The lines to be extracted run from the start of the listing through the line containing "const DARK = '#55595c', SQ"; copy them exactly and nothing else.

------------------------------------

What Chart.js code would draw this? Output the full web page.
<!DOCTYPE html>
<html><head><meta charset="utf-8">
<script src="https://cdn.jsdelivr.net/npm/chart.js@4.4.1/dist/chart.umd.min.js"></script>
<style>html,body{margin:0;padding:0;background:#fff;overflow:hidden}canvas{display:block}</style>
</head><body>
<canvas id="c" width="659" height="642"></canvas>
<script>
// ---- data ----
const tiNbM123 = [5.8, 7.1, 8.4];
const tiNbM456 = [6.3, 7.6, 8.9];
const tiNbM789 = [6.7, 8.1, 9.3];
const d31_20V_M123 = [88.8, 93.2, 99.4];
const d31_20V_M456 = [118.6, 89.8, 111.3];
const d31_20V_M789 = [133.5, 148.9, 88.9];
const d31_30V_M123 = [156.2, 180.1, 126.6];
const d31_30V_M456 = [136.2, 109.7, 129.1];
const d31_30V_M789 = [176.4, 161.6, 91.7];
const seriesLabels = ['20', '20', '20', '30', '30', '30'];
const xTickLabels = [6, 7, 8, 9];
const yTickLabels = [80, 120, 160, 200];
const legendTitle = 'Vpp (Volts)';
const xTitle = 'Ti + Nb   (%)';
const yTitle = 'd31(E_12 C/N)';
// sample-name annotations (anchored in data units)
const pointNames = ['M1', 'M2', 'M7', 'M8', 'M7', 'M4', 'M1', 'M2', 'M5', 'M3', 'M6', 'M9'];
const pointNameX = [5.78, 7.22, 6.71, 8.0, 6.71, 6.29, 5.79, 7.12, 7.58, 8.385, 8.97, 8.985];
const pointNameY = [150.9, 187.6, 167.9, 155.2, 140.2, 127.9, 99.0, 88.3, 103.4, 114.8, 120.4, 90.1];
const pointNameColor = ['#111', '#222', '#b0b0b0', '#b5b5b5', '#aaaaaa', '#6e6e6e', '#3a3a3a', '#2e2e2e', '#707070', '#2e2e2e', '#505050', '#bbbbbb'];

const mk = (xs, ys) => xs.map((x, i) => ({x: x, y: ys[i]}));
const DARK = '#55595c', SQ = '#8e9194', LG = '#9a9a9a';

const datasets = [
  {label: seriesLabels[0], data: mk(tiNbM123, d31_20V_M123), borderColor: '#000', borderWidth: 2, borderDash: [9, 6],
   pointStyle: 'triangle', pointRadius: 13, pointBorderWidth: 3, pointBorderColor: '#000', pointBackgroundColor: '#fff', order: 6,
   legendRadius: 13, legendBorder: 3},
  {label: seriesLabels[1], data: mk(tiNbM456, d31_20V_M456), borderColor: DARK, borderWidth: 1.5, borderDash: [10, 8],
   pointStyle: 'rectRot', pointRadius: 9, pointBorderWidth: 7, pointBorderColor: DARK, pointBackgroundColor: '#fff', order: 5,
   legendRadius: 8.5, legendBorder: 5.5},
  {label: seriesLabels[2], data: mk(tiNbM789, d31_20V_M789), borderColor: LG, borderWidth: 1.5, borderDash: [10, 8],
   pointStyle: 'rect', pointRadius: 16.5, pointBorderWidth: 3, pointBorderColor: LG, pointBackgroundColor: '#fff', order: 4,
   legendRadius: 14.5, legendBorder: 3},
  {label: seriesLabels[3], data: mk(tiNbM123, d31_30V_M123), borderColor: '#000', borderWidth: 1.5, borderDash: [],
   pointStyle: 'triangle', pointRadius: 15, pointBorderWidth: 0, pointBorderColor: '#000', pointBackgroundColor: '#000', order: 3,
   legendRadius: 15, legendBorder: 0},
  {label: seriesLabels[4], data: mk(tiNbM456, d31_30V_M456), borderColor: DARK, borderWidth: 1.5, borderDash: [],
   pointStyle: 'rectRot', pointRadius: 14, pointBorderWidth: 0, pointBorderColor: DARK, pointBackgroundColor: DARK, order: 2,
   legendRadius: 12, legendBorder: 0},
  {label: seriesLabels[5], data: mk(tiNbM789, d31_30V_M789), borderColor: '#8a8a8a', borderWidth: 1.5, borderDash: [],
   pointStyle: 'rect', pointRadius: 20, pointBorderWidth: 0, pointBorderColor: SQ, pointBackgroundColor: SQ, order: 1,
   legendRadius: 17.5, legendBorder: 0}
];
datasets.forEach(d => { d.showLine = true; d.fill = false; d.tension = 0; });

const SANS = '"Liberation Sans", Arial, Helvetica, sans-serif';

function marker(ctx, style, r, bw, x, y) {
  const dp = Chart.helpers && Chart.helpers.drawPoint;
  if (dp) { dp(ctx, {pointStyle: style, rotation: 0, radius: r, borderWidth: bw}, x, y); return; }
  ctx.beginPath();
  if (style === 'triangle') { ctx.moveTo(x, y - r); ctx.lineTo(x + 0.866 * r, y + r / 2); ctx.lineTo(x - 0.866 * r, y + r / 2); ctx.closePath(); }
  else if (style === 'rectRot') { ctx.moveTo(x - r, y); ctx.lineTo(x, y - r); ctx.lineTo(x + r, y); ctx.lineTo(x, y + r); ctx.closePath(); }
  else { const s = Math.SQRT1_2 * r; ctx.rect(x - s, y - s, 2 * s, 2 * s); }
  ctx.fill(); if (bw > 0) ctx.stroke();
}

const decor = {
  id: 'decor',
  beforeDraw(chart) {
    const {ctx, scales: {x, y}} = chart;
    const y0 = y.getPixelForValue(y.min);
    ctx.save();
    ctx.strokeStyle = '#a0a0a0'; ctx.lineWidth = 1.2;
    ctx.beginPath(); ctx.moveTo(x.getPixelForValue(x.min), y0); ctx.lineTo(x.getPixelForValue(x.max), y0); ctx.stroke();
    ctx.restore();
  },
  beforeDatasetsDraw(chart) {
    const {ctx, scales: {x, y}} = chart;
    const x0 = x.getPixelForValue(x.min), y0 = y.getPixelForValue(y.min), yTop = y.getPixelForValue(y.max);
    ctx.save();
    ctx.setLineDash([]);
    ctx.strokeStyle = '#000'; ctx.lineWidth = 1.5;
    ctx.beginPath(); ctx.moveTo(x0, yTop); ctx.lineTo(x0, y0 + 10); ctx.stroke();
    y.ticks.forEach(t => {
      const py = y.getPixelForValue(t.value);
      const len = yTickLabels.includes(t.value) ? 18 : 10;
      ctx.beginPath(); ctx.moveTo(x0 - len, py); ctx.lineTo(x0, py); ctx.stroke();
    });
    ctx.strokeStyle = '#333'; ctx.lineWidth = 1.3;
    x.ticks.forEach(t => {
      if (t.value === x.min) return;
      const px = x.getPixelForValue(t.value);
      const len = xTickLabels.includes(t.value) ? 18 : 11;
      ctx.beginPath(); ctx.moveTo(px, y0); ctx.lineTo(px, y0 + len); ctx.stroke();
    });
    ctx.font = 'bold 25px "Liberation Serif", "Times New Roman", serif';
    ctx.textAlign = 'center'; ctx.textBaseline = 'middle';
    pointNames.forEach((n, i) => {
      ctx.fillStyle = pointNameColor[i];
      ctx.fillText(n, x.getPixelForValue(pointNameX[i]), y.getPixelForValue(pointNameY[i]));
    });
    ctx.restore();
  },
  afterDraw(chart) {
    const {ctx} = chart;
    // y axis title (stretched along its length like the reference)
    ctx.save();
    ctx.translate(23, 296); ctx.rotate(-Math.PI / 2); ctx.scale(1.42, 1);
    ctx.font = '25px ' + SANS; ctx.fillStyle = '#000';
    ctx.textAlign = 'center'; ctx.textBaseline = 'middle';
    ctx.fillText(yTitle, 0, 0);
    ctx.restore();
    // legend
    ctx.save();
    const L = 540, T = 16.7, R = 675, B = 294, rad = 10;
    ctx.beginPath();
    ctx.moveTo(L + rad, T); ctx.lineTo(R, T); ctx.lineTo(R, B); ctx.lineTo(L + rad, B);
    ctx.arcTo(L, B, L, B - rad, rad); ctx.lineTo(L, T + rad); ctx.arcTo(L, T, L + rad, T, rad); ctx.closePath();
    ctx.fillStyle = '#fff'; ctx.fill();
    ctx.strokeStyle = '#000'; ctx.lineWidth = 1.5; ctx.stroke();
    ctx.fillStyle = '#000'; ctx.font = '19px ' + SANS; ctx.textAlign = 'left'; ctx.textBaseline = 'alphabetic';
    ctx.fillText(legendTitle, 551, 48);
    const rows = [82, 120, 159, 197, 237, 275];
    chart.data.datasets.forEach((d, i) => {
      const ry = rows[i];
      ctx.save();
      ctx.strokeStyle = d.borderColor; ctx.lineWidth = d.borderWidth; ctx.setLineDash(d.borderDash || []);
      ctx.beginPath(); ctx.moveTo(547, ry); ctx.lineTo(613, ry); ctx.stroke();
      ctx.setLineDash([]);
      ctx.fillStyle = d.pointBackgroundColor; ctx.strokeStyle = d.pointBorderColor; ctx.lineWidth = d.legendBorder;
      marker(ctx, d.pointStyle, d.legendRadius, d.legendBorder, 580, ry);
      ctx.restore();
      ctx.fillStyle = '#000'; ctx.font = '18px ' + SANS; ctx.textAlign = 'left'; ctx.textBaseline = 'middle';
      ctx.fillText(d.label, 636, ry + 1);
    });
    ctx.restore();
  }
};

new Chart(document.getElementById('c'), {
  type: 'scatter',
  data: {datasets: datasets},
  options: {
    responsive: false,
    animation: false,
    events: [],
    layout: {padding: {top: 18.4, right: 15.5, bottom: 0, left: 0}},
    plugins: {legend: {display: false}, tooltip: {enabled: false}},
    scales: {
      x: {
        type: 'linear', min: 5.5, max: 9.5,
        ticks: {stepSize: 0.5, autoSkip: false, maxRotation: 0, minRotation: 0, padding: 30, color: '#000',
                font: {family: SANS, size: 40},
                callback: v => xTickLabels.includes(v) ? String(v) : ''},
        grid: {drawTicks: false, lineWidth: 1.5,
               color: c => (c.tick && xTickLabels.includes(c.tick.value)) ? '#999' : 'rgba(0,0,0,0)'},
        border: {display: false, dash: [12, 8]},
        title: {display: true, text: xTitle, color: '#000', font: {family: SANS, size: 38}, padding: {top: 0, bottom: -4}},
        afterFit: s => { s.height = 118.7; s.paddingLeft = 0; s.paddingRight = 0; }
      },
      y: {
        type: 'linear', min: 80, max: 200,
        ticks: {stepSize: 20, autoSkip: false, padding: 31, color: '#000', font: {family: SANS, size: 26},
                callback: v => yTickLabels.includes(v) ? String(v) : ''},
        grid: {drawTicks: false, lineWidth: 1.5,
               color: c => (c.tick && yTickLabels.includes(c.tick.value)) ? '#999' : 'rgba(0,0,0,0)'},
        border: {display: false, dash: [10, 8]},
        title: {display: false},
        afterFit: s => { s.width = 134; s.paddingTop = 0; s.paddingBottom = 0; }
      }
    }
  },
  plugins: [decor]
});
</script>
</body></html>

------------------------------------

— Solution to the problem —
What Chart.js code would draw this? Output the full web page.
<!DOCTYPE html>
<html><head><meta charset="utf-8">
<script src="https://cdn.jsdelivr.net/npm/chart.js@4.4.1/dist/chart.umd.min.js"></script>
<style>html,body{margin:0;padding:0;background:#fff;overflow:hidden}canvas{display:block}</style>
</head><body>
<canvas id="c" width="659" height="642"></canvas>
<script>
// ---- data ----
const tiNbM123 = [5.8, 7.1, 8.4];
const tiNbM456 = [6.3, 7.6, 8.9];
const tiNbM789 = [6.7, 8.1, 9.3];
const d31_20V_M123 = [88.8, 93.2, 99.4];
const d31_20V_M456 = [118.6, 89.8, 111.3];
const d31_20V_M789 = [133.5, 148.9, 88.9];
const d31_30V_M123 = [156.2, 180.1, 126.6];
const d31_30V_M456 = [136.2, 109.7, 129.1];
const d31_30V_M789 = [176.4, 161.6, 91.7];
const seriesLabels = ['20', '20', '20', '30', '30', '30'];
const xTickLabels = [6, 7, 8, 9];
const yTickLabels = [80, 120, 160, 200];
const legendTitle = 'Vpp (Volts)';
const xTitle = 'Ti + Nb   (%)';
const yTitle = 'd31(E_12 C/N)';
// sample-name annotations (anchored in data units)
const pointNames = ['M1', 'M2', 'M7', 'M8', 'M7', 'M4', 'M1', 'M2', 'M5', 'M3', 'M6', 'M9'];
const pointNameX = [5.78, 7.22, 6.71, 8.0, 6.71, 6.29, 5.79, 7.12, 7.58, 8.385, 8.97, 8.985];
const pointNameY = [150.9, 187.6, 167.9, 155.2, 140.2, 127.9, 99.0, 88.3, 103.4, 114.8, 120.4, 90.1];
const pointNameColor = ['#111', '#222', '#b0b0b0', '#b5b5b5', '#aaaaaa', '#6e6e6e', '#3a3a3a', '#2e2e2e', '#707070', '#2e2e2e', '#505050', '#bbbbbb'];

const mk = (xs, ys) => xs.map((x, i) => ({x: x, y: ys[i]}));
const DARK = '#55595c', SQ = '#8e9194', LG = '#9a9a9a';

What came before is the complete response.